Will the Egyptian Army Work With the People?

On the surface things are getting back to normal.

Shops have reopened, and the dust and din are back to choking, deafening levels. Motorcyclists have returned to their dangerous habit of speeding along pavements to avoid the epic traffic jams.

On Saturday I was able to sip tea peacefully at the recently revamped Hurriya (Freedom) Café in Bab El-Louk, where just a week before protesters were fighting pitched battles with the hired thugs of the ruling Hizb al-Watani (National Democratic Party).

The atmosphere retains the hope of the revolutionary moment. The departure of President Hosni Mubarak on Friday evening, greeted by rapturous and noisy celebrations that continue days later, have filled Egyptians with rediscovered dignity and hope for a better future.

But under the surface things are far from normal. The victory of the protesters has also left a political vacuum and much uncertainty and apprehension about the future.

The vacuum is being filled for now by two unlikely and unwilling partners who coexist in an uneasy but suspicious mutual acceptance.

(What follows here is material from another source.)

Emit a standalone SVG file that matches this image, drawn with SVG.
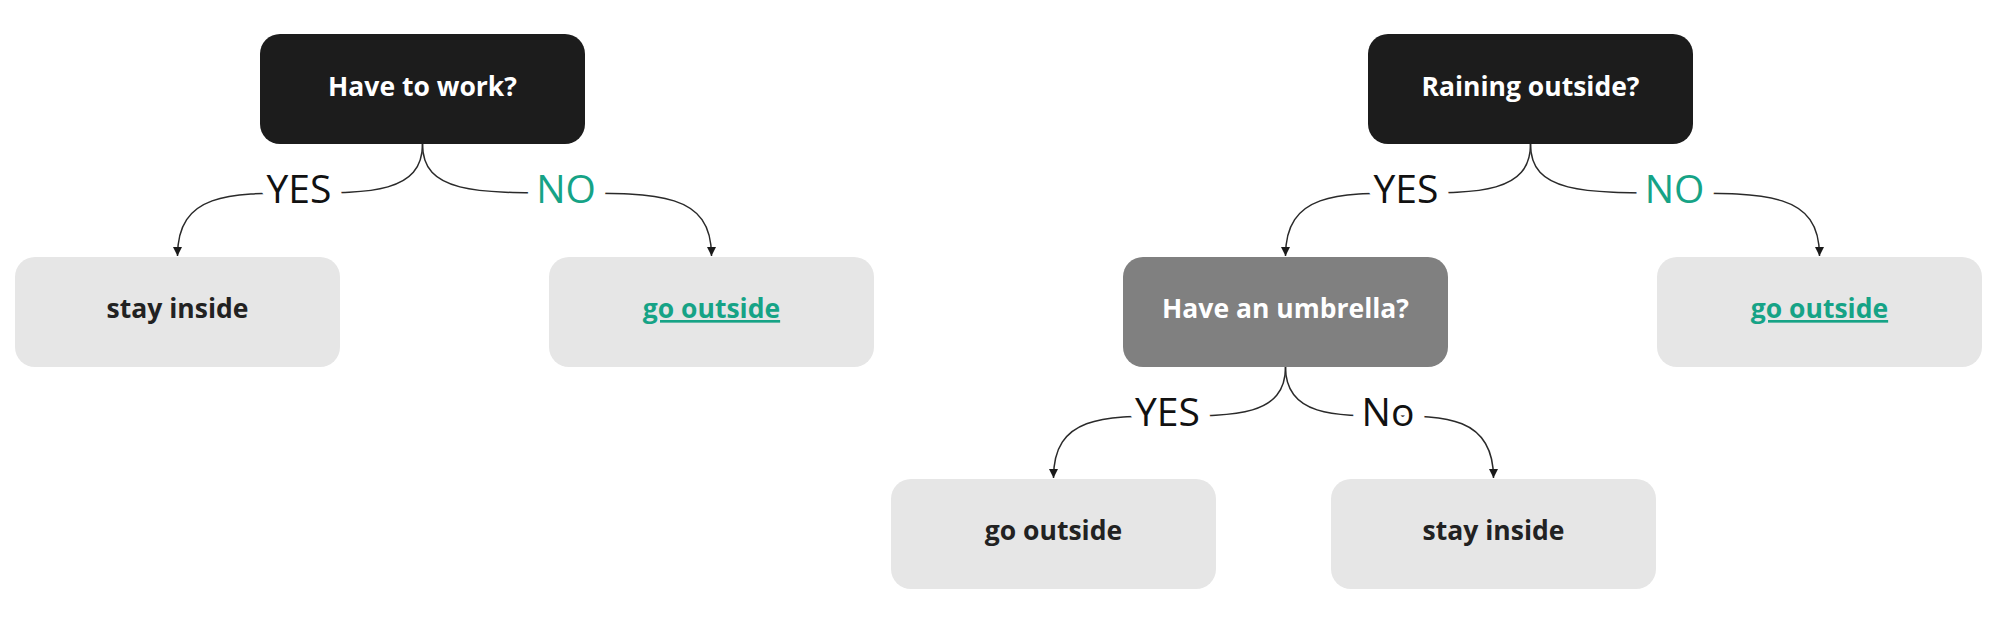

On the one hand, there’s the Supreme Military Council, mostly senior army officers approaching retirement age. They are now communicating with Egyptians through terse daily military communiqués in the classical Arabic of officialdom, broadcast on state TV and radio.

On the other hand are the protesters, young men and women, media savvy and politically creative, determined to create conditions for a more inclusive, democratic future based on respect for human rights. Their uprising represents a generational revolution as much as a political one. They communicate in colloquial Egyptian with rowdy slogans and chants, or through Facebook and Twitter.

The tense relationship between these two poles was revealed on Sunday morning when the military police arrived in Tahrir Square, opened it to Cairo’s ubiquitous traffic and told the remaining protesters to leave.

After a relatively good natured if argumentative and noisy standoff that lasted for several hours, the military police withdrew.

Later in the day came military communiqué No. 5 suspending the Constitution and dissolving Parliament — two measures many of the protesters and their supporters may welcome because both were seen as discredited relics of the defunct Mubarak era.

It seems likely that even as the physical presence of the protesters dwindles in the face of the onslaught of traffic on Tahrir Square, the political standoff between the protesters and the military will continue in the coming months.

But the transition from the repressive Mubarak era (so well showcased by the violence unleashed on the protesters in the past three weeks) to a new democratic Egypt is by no means assured.

A smooth transition depends in part on the extent to which the military rulers can convince Egyptians that they are serious about making a clean break with the abusive system of the past three decades and creating the conditions in which Egyptians can build a free and democratic Egypt.

For all their respect for the army as an institution, many Egyptians suspect with good reason that the new military rulers continue to represent the interests of the old ruling apparatus.

Furthermore, with the suspension of the Constitution and the dissolution of parliament, the Supreme Military Council now rules without any formal check on its power.

For their part, the protesters are now conscious of their ability to mobilize people power and bring Egypt onto the street at the first sign that their broad aim of democratic transformation is being undermined. People power is the only effective check on the power of the military.

Of course there is much work to do to achieve a stable transition from repression to democracy. Clear commitments from the military, in word and deed, to uphold the rule of law, release detainees, reject the barbaric practice of torture that has done so much to trigger these protests, and respect human rights — including freedom of expression and assembly — are absolutely vital in the current circumstances.

The pro-democracy movement — truly one with massive popular support — demands these commitments. And indeed they are necessary if the transitional authorities are to create the conditions necessary for free, fair and credible elections.

Such commitments will also help to build trust and stability in this risky period of military rule. Let’s hope that we will see some real commitments on human rights and accountability in the next military communiqués.

By Tom Porteous, the director of Human Rights Watch in Britain. He was previously a foreign correspondent in Cairo.